Let $ A$ be a finite dimensional (connected) quiver algebra. Let $ T(A)$ denote the full subcategory of coherent functors from $ modA$ to $ Ab$ that vanish on projective objects. $ T(A)$ is equivalent to the module category of the stable Auslander algebra of $ A$ when $ A$ is representationfinite.
The indecomposable projective objects of $ T(A)$ are $ \underline{Hom_A}(,X)$ for any indecomposable nonprojective object $ X$ and this is noninjective if and only if $ X$ has codominant dimension equal to zero. So assume in the following that $ X$ is nonprojective with codominant dimension zero (meaning that the projective cover of $ X$ is not injective).
Auslander and Reiten showed (see for example their article “stable equivalence of artin algebras”) that a injective coresolution of $ \underline{Hom_A}(,X)$ is given as follows when $ 0 \rightarrow \Omega^1(X) \rightarrow P \rightarrow X \rightarrow 0$ determines the projective cover of $ X$ :
$ 0 \rightarrow \underline{Hom_A}(,X) \rightarrow Ext_A^1(,\Omega^1(X)) \rightarrow Ext_A^1(,P) \rightarrow Ext_A^1(,X) \rightarrow Ext_A^2(,\Omega^1(X)) \rightarrow Ext_A^2(,P) \rightarrow Ext_A^2(,X) \rightarrow Ext_A^3(,\Omega^1(X)) ….$
Questions:

In general this injective coresolution will not be minimal. Is it known what the minimal injective coresolution looks like?

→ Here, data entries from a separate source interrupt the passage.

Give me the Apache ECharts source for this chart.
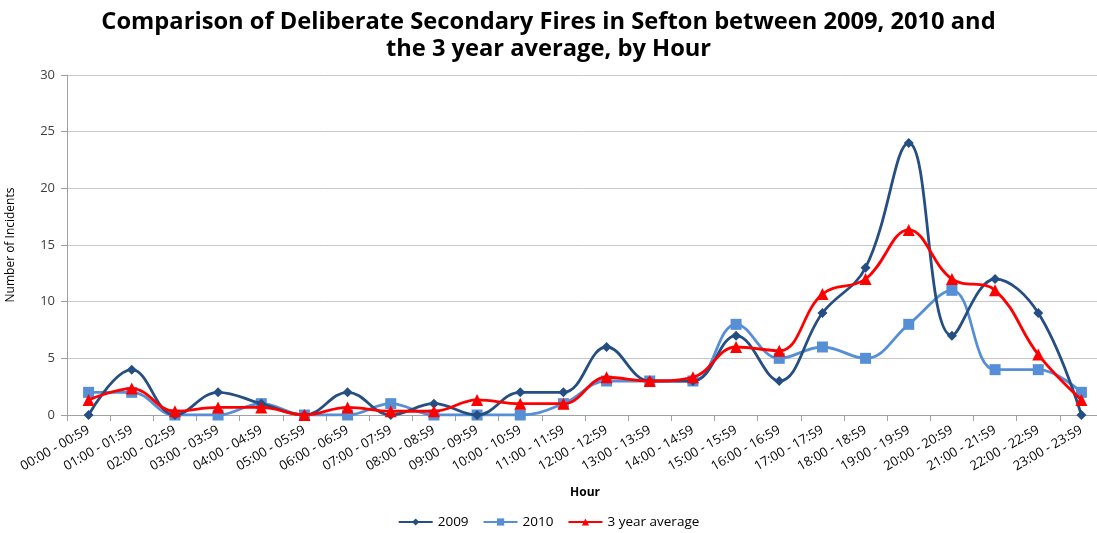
<!DOCTYPE html>
<html>
<head>
<meta charset="utf-8">
<script src="https://cdn.jsdelivr.net/npm/echarts@6/dist/echarts.min.js"></script>
<style>
  html, body { margin: 0; padding: 0; background: #fff; }
  #chart { width: 1097px; height: 533px; }
</style>
</head>
<body>
<div id="chart"></div>
<script>
// hour bands on the x axis
const hours = [
  '00:00 - 00:59', '01:00 - 01:59', '02:00 - 02:59', '03:00 - 03:59',
  '04:00 - 04:59', '05:00 - 05:59', '06:00 - 06:59', '07:00 - 07:59',
  '08:00 - 08:59', '09:00 - 09:59', '10:00 - 10:59', '11:00 - 11:59',
  '12:00 - 12:59', '13:00 - 13:59', '14:00 - 14:59', '15:00 - 15:59',
  '16:00 - 16:59', '17:00 - 17:59', '18:00 - 18:59', '19:00 - 19:59',
  '20:00 - 20:59', '21:00 - 21:59', '22:00 - 22:59', '23:00 - 23:59'
]

const fires2009 = [0, 4, 0, 2, 1, 0, 2, 0, 1, 0, 2, 2, 6, 3, 3, 7, 3, 9, 13, 24, 7, 12, 9, 0]
const fires2010 = [2, 2, 0, 0, 1, 0, 0, 1, 0, 0, 0, 1, 3, 3, 3, 8, 5, 6, 5, 8, 11, 4, 4, 2]
const avg3yr = [1.33, 2.33, 0.33, 0.67, 0.67, 0, 0.67, 0.33, 0.33, 1.33, 1, 1, 3.33, 3, 3.33, 6, 5.67, 10.67, 12, 16.33, 12, 11, 5.33, 1.33]

const chart = echarts.init(document.getElementById('chart'))

const font = 'Open Sans, DejaVu Sans, sans-serif'

const options = {
  backgroundColor: '#fff',
  animation: false,
  title: {
    text: 'Comparison of Deliberate Secondary Fires in Sefton between 2009, 2010 and\nthe 3 year average, by Hour',
    left: 'center',
    top: 4,
    textStyle: {
      fontFamily: font,
      fontWeight: 'bold',
      fontSize: 23.7,
      lineHeight: 27,
      color: '#000'
    }
  },
  legend: {
    top: 513,
    left: 'center',
    padding: 2,
    itemWidth: 34,
    itemHeight: 9,
    itemGap: 14,
    textStyle: { fontFamily: font, fontSize: 13.5, color: '#000' },
    data: ['2009', '2010', '3 year average']
  },
  grid: {
    left: 67,
    right: -6,
    top: 75,
    bottom: 118,
    containLabel: false,
    outerBoundsMode: 'none'
  },
  xAxis: {
    type: 'category',
    data: hours,
    boundaryGap: true,
    name: 'Hour',
    nameLocation: 'middle',
    nameGap: 72,
    nameTextStyle: { fontFamily: font, fontWeight: 'bold', fontSize: 12, color: '#000' },
    axisLine: { lineStyle: { color: '#a0a0a0' } },
    axisTick: { show: true, alignWithLabel: false, length: 6, lineStyle: { color: '#a0a0a0' } },
    axisLabel: {
      rotate: 30,
      interval: 0,
      margin: 14,
      fontFamily: font,
      fontSize: 13,
      color: '#000'
    }
  },
  yAxis: {
    type: 'value',
    min: 0,
    max: 30,
    interval: 5,
    name: 'Number of Incidents',
    nameLocation: 'middle',
    nameGap: 50,
    nameTextStyle: { fontFamily: font, fontSize: 12, color: '#000' },
    axisLine: { show: true, lineStyle: { color: '#a0a0a0' } },
    axisTick: { show: true, length: 6, lineStyle: { color: '#a0a0a0' } },
    axisLabel: { fontFamily: font, fontSize: 13, color: '#404040', margin: 12 },
    splitLine: { lineStyle: { color: '#c8c8c8', width: 1 } }
  },
  series: [
    {
      name: '2009',
      type: 'line',
      data: fires2009,
      smooth: 0.4,
      symbol: 'diamond',
      symbolSize: 10,
      z: 3,
      lineStyle: { color: '#254e83', width: 2.8 },
      itemStyle: { color: '#254e83' }
    },
    {
      name: '2010',
      type: 'line',
      data: fires2010,
      smooth: 0.4,
      symbol: 'rect',
      symbolSize: 11,
      z: 2,
      lineStyle: { color: '#568fd6', width: 2.8 },
      itemStyle: { color: '#568fd6' }
    },
    {
      name: '3 year average',
      type: 'line',
      data: avg3yr,
      smooth: 0.4,
      symbol: 'triangle',
      symbolSize: 12,
      z: 4,
      lineStyle: { color: '#ff0000', width: 2.8 },
      itemStyle: { color: '#ff0000' }
    }
  ]
}

chart.setOption(options)

window.addEventListener('resize', function () { chart.resize() })
</script>
</body>
</html>
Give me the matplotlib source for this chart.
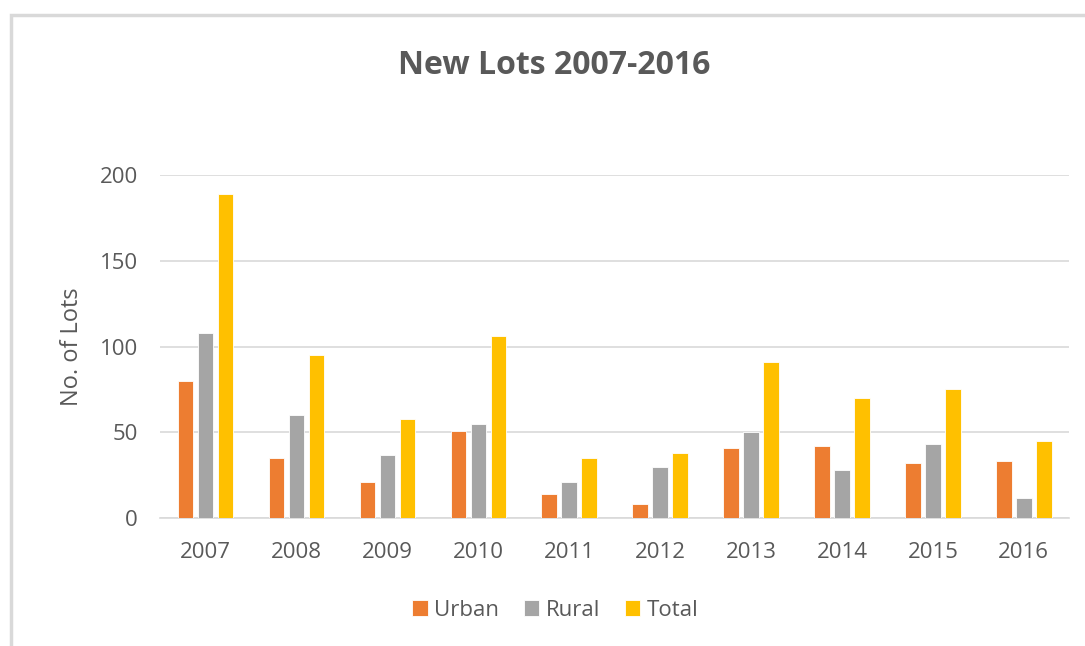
import numpy as np
import matplotlib.pyplot as plt
from matplotlib.patches import Rectangle

years = ['2007', '2008', '2009', '2010', '2011', '2012', '2013', '2014', '2015', '2016']
urban = [80, 35, 21, 51, 14, 8, 41, 42, 32, 33]
rural = [108, 60, 37, 55, 21, 30, 50, 28, 43, 12]
total = [189, 95, 58, 106, 35, 38, 91, 70, 75, 45]

series = [('Urban', urban, '#ED7D31'), ('Rural', rural, '#A5A5A5'), ('Total', total, '#FFC000')]
text_col = '#595959'

plt.rcParams['font.family'] = ['Open Sans', 'DejaVu Sans']

fig = plt.figure(figsize=(10.85, 6.46), dpi=100)
ax = fig.add_axes([0.1475, 0.198, 0.838, 0.531])

x = np.arange(len(years))
w = 0.17
step = 0.22
for i, (name, vals, col) in enumerate(series):
    ax.bar(x + (i - 1) * step, vals, width=w, color=col, label=name,
           edgecolor='white', linewidth=0.6, zorder=3)

ax.set_xlim(-0.5, len(years) - 0.5)
ax.set_ylim(0, 200)
ax.set_yticks([0, 50, 100, 150, 200])
ax.set_xticks(x)
ax.set_xticklabels(years)
ax.grid(axis='y', color='#D9D9D9', linewidth=1.2, zorder=0)
for s in ['top', 'right', 'left']:
    ax.spines[s].set_visible(False)
ax.spines['bottom'].set_color('#D9D9D9')
ax.spines['bottom'].set_linewidth(1.2)
ax.tick_params(axis='both', length=0, labelsize=16, colors=text_col)
ax.tick_params(axis='x', pad=17)
ax.tick_params(axis='y', pad=16)
ax.set_ylabel('No. of Lots', fontsize=17, color=text_col, labelpad=11)

fig.text(0.511, 0.899, 'New Lots 2007-2016', ha='center', va='center',
         fontsize=23, fontweight='bold', color=text_col)

leg = fig.legend(loc='center', bbox_to_anchor=(0.512, 0.055), ncol=3, frameon=False,
                 fontsize=16, handlelength=0.7, handleheight=0.7, handletextpad=0.3,
                 columnspacing=1.1)
for t in leg.get_texts():
    t.set_color(text_col)

# outer chart frame
fig.patches.append(Rectangle((11 / 1085, -0.05), 1.1, 0.05 + (646 - 15) / 646,
                             transform=fig.transFigure, fill=False,
                             edgecolor='#D9D9D9', linewidth=2.5))

fig.savefig('out.png', dpi=100)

When is the above injective coreslution minimal (or at least minimal until the first term is zero)? I suppose that this is for example the case when $ P$ and $ \Omega^1(X)$ are indecomposable.

Is there are formula for calculation the injective dimension of $ \underline{Hom_A}(,X)$ or at least when it is finite?

In case every indecomposable summand of $ X, P$ and $ \Omega^1(X)$ has infinite injective dimension, does also $ \underline{Hom_A}(,X)$ has infinite injective dimension?